** Start Source excerpt **

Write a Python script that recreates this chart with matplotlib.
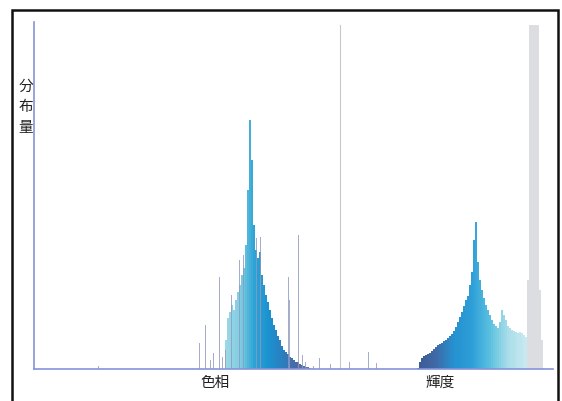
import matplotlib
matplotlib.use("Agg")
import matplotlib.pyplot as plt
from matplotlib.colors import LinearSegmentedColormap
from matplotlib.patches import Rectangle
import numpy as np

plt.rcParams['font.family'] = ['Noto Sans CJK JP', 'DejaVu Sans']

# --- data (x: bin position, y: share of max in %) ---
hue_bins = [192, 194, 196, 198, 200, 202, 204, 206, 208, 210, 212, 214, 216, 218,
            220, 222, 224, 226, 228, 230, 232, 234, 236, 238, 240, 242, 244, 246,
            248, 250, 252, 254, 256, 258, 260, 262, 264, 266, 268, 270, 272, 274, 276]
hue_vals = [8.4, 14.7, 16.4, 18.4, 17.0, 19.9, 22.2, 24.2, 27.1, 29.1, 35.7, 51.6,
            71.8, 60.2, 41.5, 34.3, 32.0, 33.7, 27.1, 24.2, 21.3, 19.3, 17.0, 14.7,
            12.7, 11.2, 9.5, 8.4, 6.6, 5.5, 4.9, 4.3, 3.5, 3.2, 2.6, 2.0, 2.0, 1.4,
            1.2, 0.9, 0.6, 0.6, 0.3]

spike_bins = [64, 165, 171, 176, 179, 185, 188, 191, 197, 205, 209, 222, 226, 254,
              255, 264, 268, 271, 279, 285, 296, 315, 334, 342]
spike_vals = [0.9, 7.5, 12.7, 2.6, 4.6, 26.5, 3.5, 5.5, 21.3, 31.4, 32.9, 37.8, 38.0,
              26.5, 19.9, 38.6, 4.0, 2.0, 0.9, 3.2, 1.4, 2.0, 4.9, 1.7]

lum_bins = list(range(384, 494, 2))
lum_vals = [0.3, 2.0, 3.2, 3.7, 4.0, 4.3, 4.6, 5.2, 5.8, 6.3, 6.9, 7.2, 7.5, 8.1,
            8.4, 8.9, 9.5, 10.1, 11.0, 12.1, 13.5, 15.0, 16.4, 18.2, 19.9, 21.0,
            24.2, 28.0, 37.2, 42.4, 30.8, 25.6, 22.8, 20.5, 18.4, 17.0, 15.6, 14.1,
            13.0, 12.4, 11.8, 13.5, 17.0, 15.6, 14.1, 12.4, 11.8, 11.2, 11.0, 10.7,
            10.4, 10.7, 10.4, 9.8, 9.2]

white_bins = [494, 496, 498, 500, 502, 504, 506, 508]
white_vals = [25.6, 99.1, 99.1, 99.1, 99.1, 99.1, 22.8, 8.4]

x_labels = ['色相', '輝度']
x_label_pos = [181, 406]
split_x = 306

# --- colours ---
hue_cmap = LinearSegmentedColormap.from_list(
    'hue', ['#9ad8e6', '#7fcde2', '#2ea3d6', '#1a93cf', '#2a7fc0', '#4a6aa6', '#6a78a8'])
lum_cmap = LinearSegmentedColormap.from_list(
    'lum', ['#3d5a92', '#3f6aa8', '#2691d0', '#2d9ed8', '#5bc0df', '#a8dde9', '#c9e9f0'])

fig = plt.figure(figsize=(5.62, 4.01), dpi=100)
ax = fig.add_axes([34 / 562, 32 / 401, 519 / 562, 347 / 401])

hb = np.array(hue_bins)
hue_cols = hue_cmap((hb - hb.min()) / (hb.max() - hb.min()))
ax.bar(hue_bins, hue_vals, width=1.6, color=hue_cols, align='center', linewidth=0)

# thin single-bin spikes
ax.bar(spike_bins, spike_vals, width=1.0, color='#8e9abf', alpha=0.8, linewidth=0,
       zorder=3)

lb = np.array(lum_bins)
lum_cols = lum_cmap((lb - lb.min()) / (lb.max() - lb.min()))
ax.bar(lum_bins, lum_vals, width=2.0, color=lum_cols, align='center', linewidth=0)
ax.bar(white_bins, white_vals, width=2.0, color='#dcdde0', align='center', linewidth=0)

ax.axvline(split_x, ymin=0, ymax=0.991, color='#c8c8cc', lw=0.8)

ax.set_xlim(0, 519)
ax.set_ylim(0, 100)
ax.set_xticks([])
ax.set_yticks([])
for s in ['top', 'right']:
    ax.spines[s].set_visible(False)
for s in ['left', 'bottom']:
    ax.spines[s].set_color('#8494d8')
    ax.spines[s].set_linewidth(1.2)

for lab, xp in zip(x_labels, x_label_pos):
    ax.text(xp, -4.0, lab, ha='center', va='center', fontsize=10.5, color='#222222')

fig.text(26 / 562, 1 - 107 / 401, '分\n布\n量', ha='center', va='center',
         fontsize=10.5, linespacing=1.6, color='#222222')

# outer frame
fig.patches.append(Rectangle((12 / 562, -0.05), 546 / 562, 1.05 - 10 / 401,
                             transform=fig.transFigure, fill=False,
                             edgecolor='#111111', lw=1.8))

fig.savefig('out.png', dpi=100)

** End Source excerpt **

Begin at the first line of the material and copy each line exactly through the one containing "26.5, 19.9, 38.6, 4.0, 2.0, 0.9, 3.2, 1.4, 2.0, 4.9, 1.7]". Omit pictures.

Write a Python script that recreates this chart with matplotlib.
import matplotlib
matplotlib.use("Agg")
import matplotlib.pyplot as plt
from matplotlib.colors import LinearSegmentedColormap
from matplotlib.patches import Rectangle
import numpy as np

plt.rcParams['font.family'] = ['Noto Sans CJK JP', 'DejaVu Sans']

# --- data (x: bin position, y: share of max in %) ---
hue_bins = [192, 194, 196, 198, 200, 202, 204, 206, 208, 210, 212, 214, 216, 218,
            220, 222, 224, 226, 228, 230, 232, 234, 236, 238, 240, 242, 244, 246,
            248, 250, 252, 254, 256, 258, 260, 262, 264, 266, 268, 270, 272, 274, 276]
hue_vals = [8.4, 14.7, 16.4, 18.4, 17.0, 19.9, 22.2, 24.2, 27.1, 29.1, 35.7, 51.6,
            71.8, 60.2, 41.5, 34.3, 32.0, 33.7, 27.1, 24.2, 21.3, 19.3, 17.0, 14.7,
            12.7, 11.2, 9.5, 8.4, 6.6, 5.5, 4.9, 4.3, 3.5, 3.2, 2.6, 2.0, 2.0, 1.4,
            1.2, 0.9, 0.6, 0.6, 0.3]

spike_bins = [64, 165, 171, 176, 179, 185, 188, 191, 197, 205, 209, 222, 226, 254,
              255, 264, 268, 271, 279, 285, 296, 315, 334, 342]
spike_vals = [0.9, 7.5, 12.7, 2.6, 4.6, 26.5, 3.5, 5.5, 21.3, 31.4, 32.9, 37.8, 38.0,
              26.5, 19.9, 38.6, 4.0, 2.0, 0.9, 3.2, 1.4, 2.0, 4.9, 1.7]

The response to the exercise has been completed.